Разве можно найти слова, чтобы характеризовать манеру Василия Осиповича говорить, читать, произносить. Слово "красноречие" меньше всего здесь может помочь. Красноречивый оратор неизбежно олицетворяет собою дух пошлости. Отделанность голоса, щегольство, создание эффектов, показная сторона и построение фразы – это все то, что было чуждо речи Василия Осиповича. Вспоминая выдающихся ораторов-профессоров и сопоставляя их с Василием Осиповичем, чувствуешь одно желание: отвернуться от них, забыть их европейский блеск, их гладкостилье, их внутренний холод при разгоряченности стиля и, забыв, приникнуть душевно к старинной наставительной речи великого старца, где-нибудь в далеком монастыре, слушать биение национальной великорусской стихии в голосе, падающем до шепота и расширяющемся до предсказательного, четкого, немного жуткого впечатления текста.

Положение на кафедре (осанка, наклон головы, положение рук) зарисовано достаточно (Л. Пастернак, А. Герасимов, М. Добров).
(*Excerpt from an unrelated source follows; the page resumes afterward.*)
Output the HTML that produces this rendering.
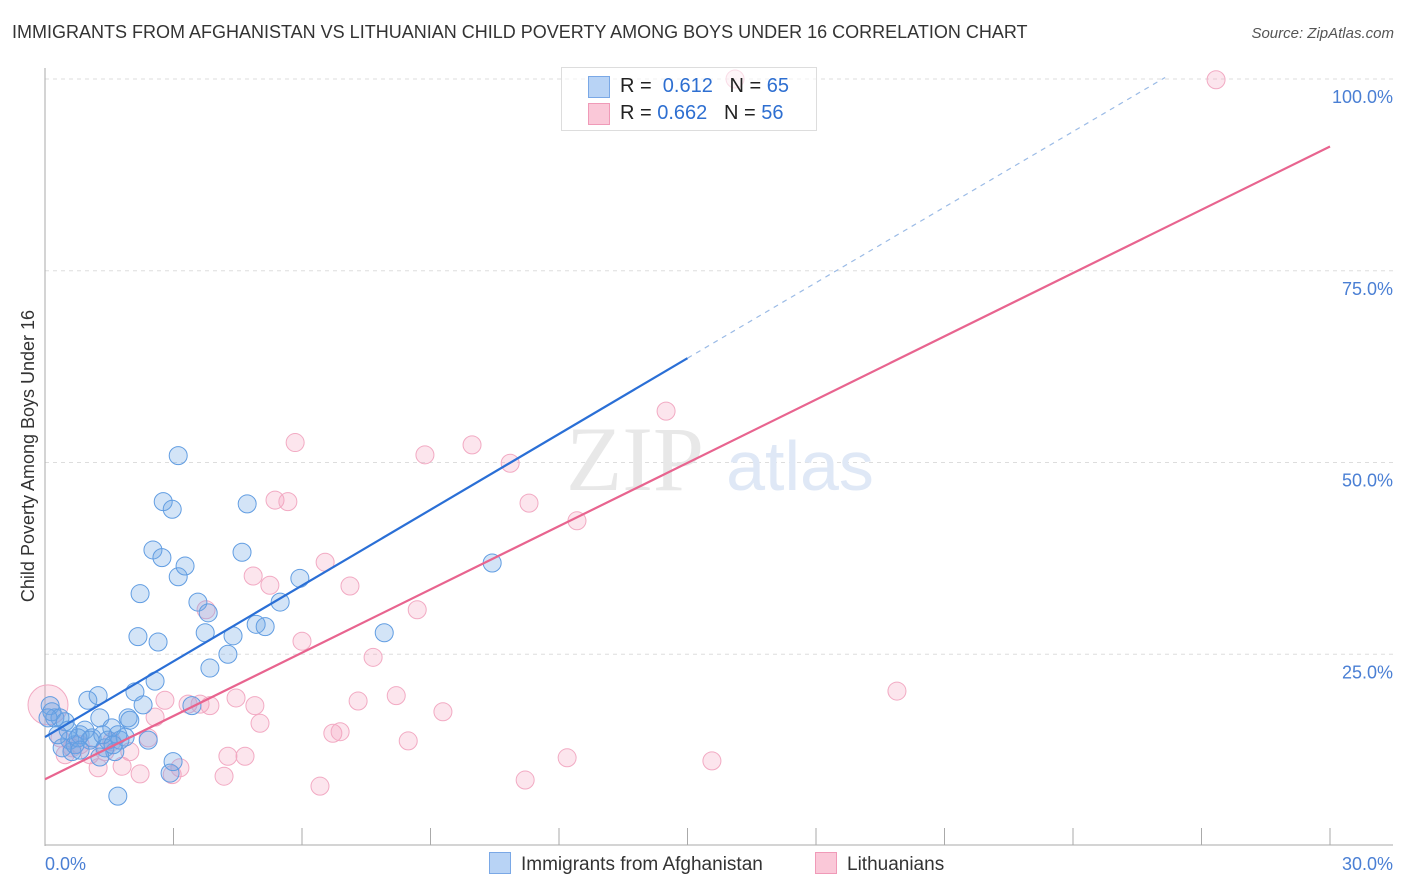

Всегда на ступеньках, всегда стоя, положив в локте правую руку на левое крыло кафедры, а левую всегда в одном и том же положении удерживая на бедре, Василий Осипович был мастером именно произносимого слова. Негромкий голос, взгляд, падающий на первые четыре ряда аудитории через верхнюю часть очков.

При произнесении особенных мест курса: формул, магически кратких характеристик, определений в стиле эпохи – Василий Осипович еще более наклонял голову, взгляд падал на аудиторию поверх очков: и в нем открывалась вся неразгаданная до сих пор сложность: ирония мудреца, казнящая улыбка и те лучи, что светили и уводили в погребенный лабиринт великорусской истории. Покров за покровом падал со столетий и лиц, но тайна только начинала светить: все ниже, заповедней ступени, все глуше голос путеводящий и все прозрачнее тайна и настороженность, ведущие к сослужению триединства: духа нации, духа церкви и государства. Вот почему всегда несоответственно звучал в конце лекции ошеломляющий треск аплодисментов, и полным диссонансом с шумом казался торопливо скрывающийся обаятельный силуэт Василия Осиповича.